Monday, November 1, 2010

F&SF Mar./Apr. 2010

One reason I haven't been doing these posts on the SF mags I've read this year is that I haven't read that many of them. However, I ran out of space in the nightstand drawer I store the unread mags in and that spurred me to get reading. It's no secret I like the anthology format and I consider F&SF to be the better of the two SF mags I read on a regular (well, sort of) basis.

Humor is difficult to writer because it is so easy for the words to fall flat on the page. A couple stories this time out worked well - "Epidapheles and the Insufficiently Affectionate Ocelot" by Ramsey Shehadeh and "The Frog Comrade" by Benjamin Rosenbaum. The former was a tale of a bumbling wizard narrated by an invisible chair named Door that mixed humor with an affecting character study of Door and the latter was a twist on the old princess and the frog story with a nice dose of Communism thrown in. Once you throw in Paul Di Filippo's "Plumage From Pegasus" about a penal system full of writers, you've got a nice set of humor.

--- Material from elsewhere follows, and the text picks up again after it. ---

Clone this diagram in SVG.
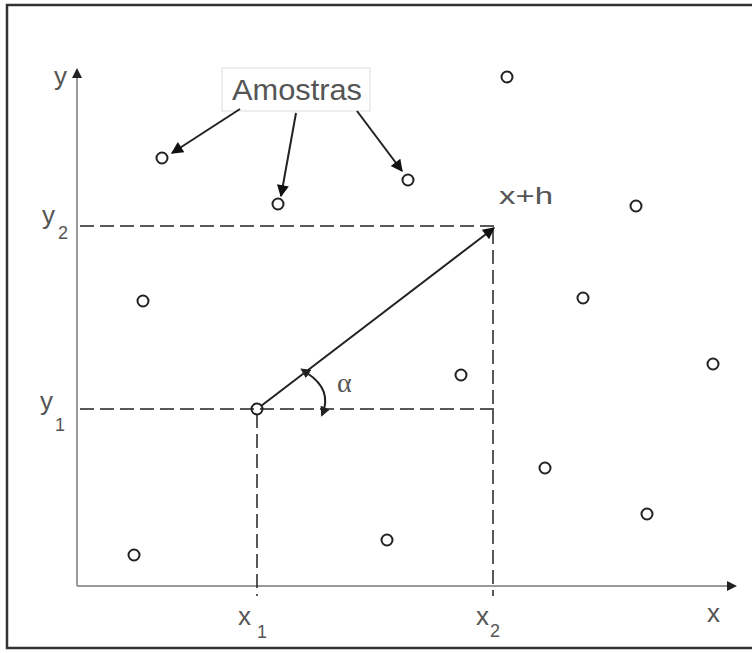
<svg xmlns="http://www.w3.org/2000/svg" width="752" height="653" viewBox="0 0 752 653">
<defs>
<style>
.lbl{font-family:"Liberation Sans",Arial,sans-serif;fill:#555;}
.sub{font-family:"Liberation Sans",Arial,sans-serif;fill:#555;font-size:18px;}
.pt{fill:none;stroke:#222;stroke-width:2;}
.dash{fill:none;stroke:#222;stroke-width:1.5;stroke-dasharray:14,6;}
.axis{fill:none;stroke:#999;stroke-width:2;}
.arr{fill:none;stroke:#222;stroke-width:2;}
</style>
<marker id="ah" viewBox="0 0 10 10" refX="9" refY="5" markerWidth="7" markerHeight="6" orient="auto" markerUnits="strokeWidth">
<path d="M0,0 L10,5 L0,10 z" fill="#111"/>
</marker>
<marker id="ahs" viewBox="0 0 10 10" refX="8" refY="5" markerWidth="5" markerHeight="5" orient="auto" markerUnits="strokeWidth">
<path d="M0,0 L10,5 L0,10 z" fill="#222"/>
</marker>
<marker id="ahs2" viewBox="0 0 10 10" refX="2" refY="5" markerWidth="5" markerHeight="5" orient="auto-start-reverse" markerUnits="strokeWidth">
<path d="M0,0 L10,5 L0,10 z" fill="#222"/>
</marker>
</defs>
<rect x="0" y="0" width="752" height="653" fill="#fff"/>
<rect x="7" y="5" width="750" height="643" fill="none" stroke="#333" stroke-width="2.5"/>

<g id="axes">
<line class="axis" x1="77" y1="586" x2="77" y2="70" marker-end="url(#ahs)"/>
<line class="axis" x1="77" y1="586" x2="735" y2="586" marker-end="url(#ahs)"/>
<text class="lbl" x="54" y="85" font-size="26">y</text>
<text class="lbl" x="707" y="622" font-size="26">x</text>
</g>

<g id="guides">
<line class="dash" x1="80" y1="226" x2="494" y2="226"/>
<line class="dash" x1="80" y1="409" x2="494" y2="409"/>
<line class="dash" x1="257" y1="414" x2="257" y2="596"/>
<line class="dash" x1="493" y1="230" x2="493" y2="596"/>
</g>

<g id="labels">
<text class="lbl" x="42" y="224" font-size="26">y</text><text class="sub" x="58" y="239">2</text>
<text class="lbl" x="40" y="410" font-size="26">y</text><text class="sub" x="55" y="431">1</text>
<text class="lbl" x="238" y="625" font-size="26">x</text><text class="sub" x="257" y="638">1</text>
<text class="lbl" x="476" y="625" font-size="26">x</text><text class="sub" x="490" y="637">2</text>
<text class="lbl" x="499" y="204" font-size="24" textLength="54" lengthAdjust="spacingAndGlyphs">x+h</text>
<text x="337" y="392" font-family="Liberation Serif,serif" font-size="28" fill="#555">α</text>
</g>

<g id="amostras">
<rect x="222" y="68" width="148" height="43" fill="#fff" stroke="#ddd" stroke-width="1"/>
<text class="lbl" x="232" y="100" font-size="30" textLength="130" lengthAdjust="spacingAndGlyphs">Amostras</text>
</g>

<g id="samples">
<circle class="pt" cx="162" cy="158" r="5.5"/>
<circle class="pt" cx="278" cy="204" r="5.5"/>
<circle class="pt" cx="408" cy="180" r="5.5"/>
<circle class="pt" cx="507" cy="77" r="5.5"/>
<circle class="pt" cx="636" cy="206" r="5.5"/>
<circle class="pt" cx="143" cy="301" r="5.5"/>
<circle class="pt" cx="583" cy="298" r="5.5"/>
<circle class="pt" cx="461" cy="375" r="5.5"/>
<circle class="pt" cx="713" cy="364" r="5.5"/>
<circle class="pt" cx="545" cy="468" r="5.5"/>
<circle class="pt" cx="647" cy="514" r="5.5"/>
<circle class="pt" cx="387" cy="540" r="5.5"/>
<circle class="pt" cx="134" cy="555" r="5.5"/>
<circle class="pt" cx="257" cy="409" r="5.5"/>
</g>

<g id="connectors">
<line class="arr" x1="240" y1="109" x2="172" y2="153" marker-end="url(#ah)"/>
<line class="arr" x1="296" y1="113" x2="281" y2="196" marker-end="url(#ah)"/>
<line class="arr" x1="357" y1="111" x2="402" y2="171" marker-end="url(#ah)"/>
<line class="arr" x1="261" y1="406" x2="494" y2="228" marker-end="url(#ah)"/>
<path class="arr" d="M307,373 Q333,390 322,415" marker-start="url(#ahs2)" marker-end="url(#ahs)"/>
</g>
</svg>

The humor works well in contrast to darker stories, of which there were a few good examples. Dennis Danvers' "The Fairy Princess" is a story of a woman divorced from life and newly-sentient sex robots. "Blue Fire" by Bruce McAllister looks at the night a child Pope met a child vampire and what it meant for both of their souls.

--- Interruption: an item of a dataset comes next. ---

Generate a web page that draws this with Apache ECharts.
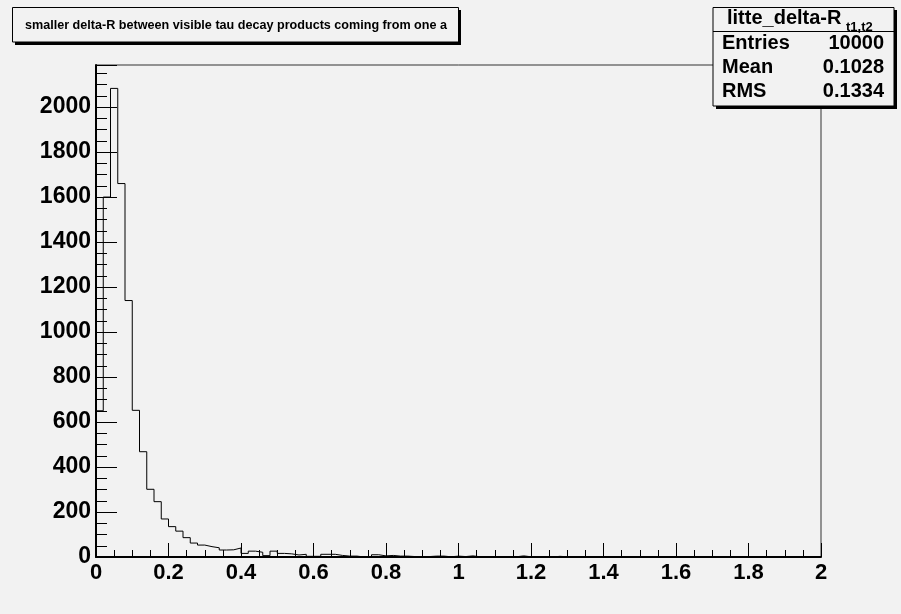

You also get your classic themes and classic writers in this issue. The opening story was a take on mythology and time-crossed love ("Amor Fugit" by Alexandra Duncan) and the always dependable Albert E. Cowdrey gave us a story about art and death in "Fort Clay, Louisiana: A Tragical History." Mix that with the books column and the hide-and-seek nod to one of the stories in the classifieds and you get another good issue.